I’d like to make four points about this. First, it is critical that your nine weeks tests are aligned to your pacing guides. If you had, say, 50 skills in the SOLs that you were going to teach by the time the SOL test was given, which is less than 180 days that you have, then you need three nine weeks divided into 50 skills. So, you’re teaching a third of them the first nine weeks; your test needs to assess that third. The second nine weeks you teach a third of the skills; you need to be sure your nine weeks test only assesses that third.
Now, my reason for suggesting the design in this manner, as opposed to cumulative, is that at the end of the first nine weeks I hope to use that [data] to design a remediation program that’s going to enable the system and the teachers to address those skill deficits. If I want to assess those skills, I need many items per skill. If it is a cumulative test, I have to use some of the items to measure the skills way back in the first nine weeks. So by having it discretely measure the skills each nine weeks, I can have more items per skill that I’m trying to assess.
Cumulative: well, I’ve made my case, I think, for the first three nine weeks, but the fourth nine weeks test, and I would give one the fourth nine weeks, I think should come after the SOL test. The value of the fourth nine weeks test, especially if it is cumulative, is it can be used to assess skill deficits for children who may need summer school or an intervention during the summer; because many times you don’t get your SOL tests back before the summer school is being planned.

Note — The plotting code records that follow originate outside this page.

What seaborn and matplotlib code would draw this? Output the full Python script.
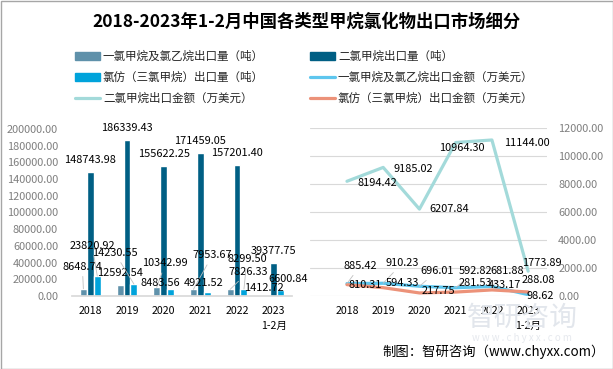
import pandas as pd
import matplotlib
matplotlib.use('Agg')
import matplotlib.pyplot as plt
import seaborn as sns
from matplotlib.patches import Rectangle

# ====================== DATA ======================
years = ['2018', '2019', '2020', '2021', '2022', '2023']
year_labels = ['2018', '2019', '2020', '2021', '2022', '2023\n1-2月']

mcm_vol = [8648.74, 12592.54, 10342.99, 7953.67, 7826.33, 1412.72]        # 一氯甲烷及氯乙烷出口量（吨）
dcm_vol = [148743.98, 186339.43, 155622.25, 171459.05, 157201.40, 39377.75]  # 二氯甲烷出口量（吨）
tcm_vol = [23820.92, 14230.55, 8483.56, 4921.52, 8299.50, 6600.84]        # 氯仿（三氯甲烷）出口量（吨）

mcm_amt = [885.42, 910.23, 696.01, 592.82, 681.88, 98.62]       # 一氯甲烷及氯乙烷出口金额（万美元）
dcm_amt = [8194.42, 9185.02, 6207.84, 10964.30, 11144.00, 1773.89]  # 二氯甲烷出口金额（万美元）
tcm_amt = [810.31, 594.33, 217.75, 281.53, 433.17, 288.08]      # 氯仿（三氯甲烷）出口金额（万美元）

bar_names = ['一氯甲烷及氯乙烷出口量（吨）', '二氯甲烷出口量（吨）', '氯仿（三氯甲烷）出口量（吨）']
line_names = ['一氯甲烷及氯乙烷出口金额（万美元）', '二氯甲烷出口金额（万美元）', '氯仿（三氯甲烷）出口金额（万美元）']

# ====================== STYLE ======================
bar_colors = ['#5f91aa', '#005f84', '#00a3db']
line_colors = ['#5ec6ee', '#a3dada', '#ec9279']

sns.set_theme(style='white')
plt.rcParams['font.family'] = ['Noto Sans CJK SC', 'DejaVu Sans']

# label offsets in pixels (dx, dy up) from the mark
off_mcm_vol = [(-1, 22), (0, 12.5), (8.6, 24), (19, 34), (18, 17.5), (-2.5, 7)]
off_tcm_vol = [(-5, 30), (-19, 31), (-10, 6), (-4, 9), (3, 30), (7.5, 11.5)]
off_mcm_amt = [(13, 17.6), (19, 20), (17.6, 15), (19.4, 16.7), (15, 15.5), (12, -1.4)]
off_dcm_amt = [(30, -2), (30, -1.5), (30, 0), (6, -5.5), (35, -3), (14, 8)]
off_tcm_amt = [(18, 0), (19, 4.7), (18.6, 2), (20, 9), (13, 5), (10, 12)]

W, H = 613, 369
fig = plt.figure(figsize=(W / 100, H / 100), dpi=100)
ax1 = fig.add_axes([72 / W, 1 - 296 / H, 220 / W, 167 / H])
ax2 = fig.add_axes([310 / W, 1 - 296 / H, 237 / W, 168 / H])

# ====================== BARS ======================
bars = pd.DataFrame({
    'year': years * 3,
    'value': mcm_vol + dcm_vol + tcm_vol,
    'series': [bar_names[0]] * 6 + [bar_names[1]] * 6 + [bar_names[2]] * 6,
})
sns.barplot(data=bars, x='year', y='value', hue='series', hue_order=bar_names,
            palette=bar_colors, width=0.57, gap=0, saturation=1, ax=ax1, legend=False)
ax1.set_ylim(0, 200000)
ax1.set_xlim(-0.5, 5.5)
ax1.set_xlabel('')
ax1.set_ylabel('')
ax1.set_yticks(range(0, 200001, 20000))
ax1.set_yticklabels([f'{v:.2f}' for v in range(0, 200001, 20000)], color='#7f7f7f', fontsize=7.9)
ax1.set_xticks(range(6))
ax1.set_xticklabels(year_labels, fontsize=7.6, color='black', linespacing=1.6)
ax1.tick_params(axis='both', length=0)
ax1.tick_params(axis='y', pad=10)
ax1.tick_params(axis='x', pad=7)
for s in ['top', 'right', 'left']:
    ax1.spines[s].set_visible(False)
ax1.spines['bottom'].set_color('#d9d9d9')
ax1.set_facecolor('none')

PX = 0.72  # px -> points
lab_kw = dict(fontsize=7.9, color='black', ha='center', va='center', textcoords='offset points',
              annotation_clip=False)
leader = dict(arrowstyle='-', color='#bfbfbf', lw=0.6, shrinkA=1, shrinkB=0)

bw = 0.19
for i in range(6):
    ax1.annotate(f'{dcm_vol[i]:.2f}', (i, dcm_vol[i]), xytext=(0, 12 * PX), **lab_kw)
    dx, dy = off_mcm_vol[i]
    ax1.annotate(f'{mcm_vol[i]:.2f}', (i - bw, mcm_vol[i]), xytext=(dx * PX, dy * PX),
                 arrowprops=leader if dy > 14 else None, **lab_kw)
    dx, dy = off_tcm_vol[i]
    ax1.annotate(f'{tcm_vol[i]:.2f}', (i + bw, tcm_vol[i]), xytext=(dx * PX, dy * PX),
                 arrowprops=leader if dy > 14 else None, **lab_kw)

# ====================== LINES ======================
lines = pd.DataFrame({
    'year': years * 3,
    'value': mcm_amt + dcm_amt + tcm_amt,
    'series': [line_names[0]] * 6 + [line_names[1]] * 6 + [line_names[2]] * 6,
})
lines['pos'] = lines['year'].map({y: k for k, y in enumerate(years)})
sns.lineplot(data=lines, x='pos', y='value', hue='series', hue_order=line_names,
             palette=line_colors, linewidth=2.3, sort=False, ax=ax2, legend=False)
ax2.set_ylim(0, 12000)
ax2.set_xlim(-1.02, 5.52)
ax2.set_xlabel('')
ax2.set_ylabel('')
ax2.yaxis.tick_right()
ax2.set_yticks(range(0, 12001, 2000))
ax2.set_yticklabels([f'{v:.2f}' for v in range(0, 12001, 2000)], color='#7f7f7f', fontsize=7.9)
ax2.set_xticks(range(6))
ax2.set_xticklabels(year_labels, fontsize=7.6, color='black', linespacing=1.6)
ax2.tick_params(axis='both', length=0)
ax2.tick_params(axis='y', pad=8)
ax2.tick_params(axis='x', pad=7)
ax2.grid(axis='y', color='#d9d9d9', lw=0.8)
ax2.set_axisbelow(True)
for s in ax2.spines.values():
    s.set_visible(False)
ax2.set_facecolor('none')

for i in range(6):
    dx, dy = off_dcm_amt[i]
    ax2.annotate(f'{dcm_amt[i]:.2f}', (i, dcm_amt[i]), xytext=(dx * PX, dy * PX), **lab_kw)
    dx, dy = off_mcm_amt[i]
    ax2.annotate(f'{mcm_amt[i]:.2f}', (i, mcm_amt[i]), xytext=(dx * PX, dy * PX),
                 arrowprops=leader if dy > 10 else None, **lab_kw)
    dx, dy = off_tcm_amt[i]
    ax2.annotate(f'{tcm_amt[i]:.2f}', (i, tcm_amt[i]), xytext=(dx * PX, dy * PX), **lab_kw)

# ====================== LEGEND / TITLE ======================
bh = [Rectangle((0, 0), 1, 1, color=c) for c in bar_colors]
lh = [plt.Line2D([0], [0], color=c, lw=2.3) for c in line_colors]
handles = [bh[0], bh[2], lh[1], bh[1], lh[0], lh[2]]
labels = [bar_names[0], bar_names[2], line_names[1], bar_names[1], line_names[0], line_names[2]]
fig.legend(handles, labels, ncol=2, loc='upper left', bbox_to_anchor=(75 / W, 1 - 50 / H),
           frameon=False, fontsize=8.3, handlelength=2.17, handleheight=0.6, handletextpad=0.25,
           labelspacing=0.7, columnspacing=4.0, borderpad=0, borderaxespad=0)

fig.text(307 / W, 1 - 22 / H, '2018-2023年1-2月中国各类型甲烷氯化物出口市场细分',
         ha='center', va='center', fontsize=12.5, fontweight='bold', color='black')

# watermark
fig.text(522 / W, 1 - 318 / H, '智研咨询', ha='center', va='center', fontsize=20,
         color='#e2e6ec', zorder=0)
fig.text(522 / W, 1 - 338 / H, 'w w w . c h y x x . c o m', ha='center', va='center',
         fontsize=7, color='#e6e9ee', zorder=0)

fig.text(605 / W, 1 - 352 / H, '制图：智研咨询（www.chyxx.com）', ha='right', va='center',
         fontsize=9.6, color='black')

fig.patches.append(Rectangle((0.5 / W, 0.5 / H), 1 - 1 / W, 1 - 1 / H, transform=fig.transFigure,
                             fill=False, edgecolor='#a6a6a6', lw=1))

fig.savefig('out.png', dpi=100)
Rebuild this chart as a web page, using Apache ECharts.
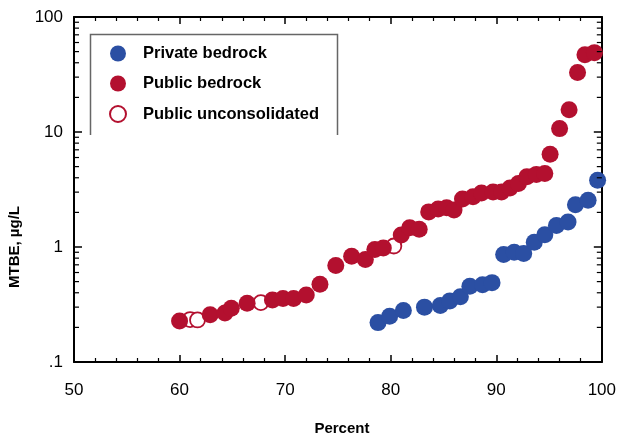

Another point I’d like to make is that tests need to be closely aligned to the Blueprint. For instance, if you know your Blueprints, sometimes the one reporting category could be 70% of the test, another reporting category might be 36% of the test in Patterns, Functions, and Algebra, while only 16 or 14% in computation. You want a nine weeks test that matches that level of emphasis as indicated by the Blueprint.
And finally your nine weeks tests need to measure (the) same level of thinking as expected in the Standards. Many times teachers’ classroom tests don’t ask questions at the same level of thinking or same level of complexity or in the same format as the SOL test. You need to use the Performance by Question, the Blueprints, and the released test items all as guides in designing your test questions to be sure that they’re aligned to the DOE resources.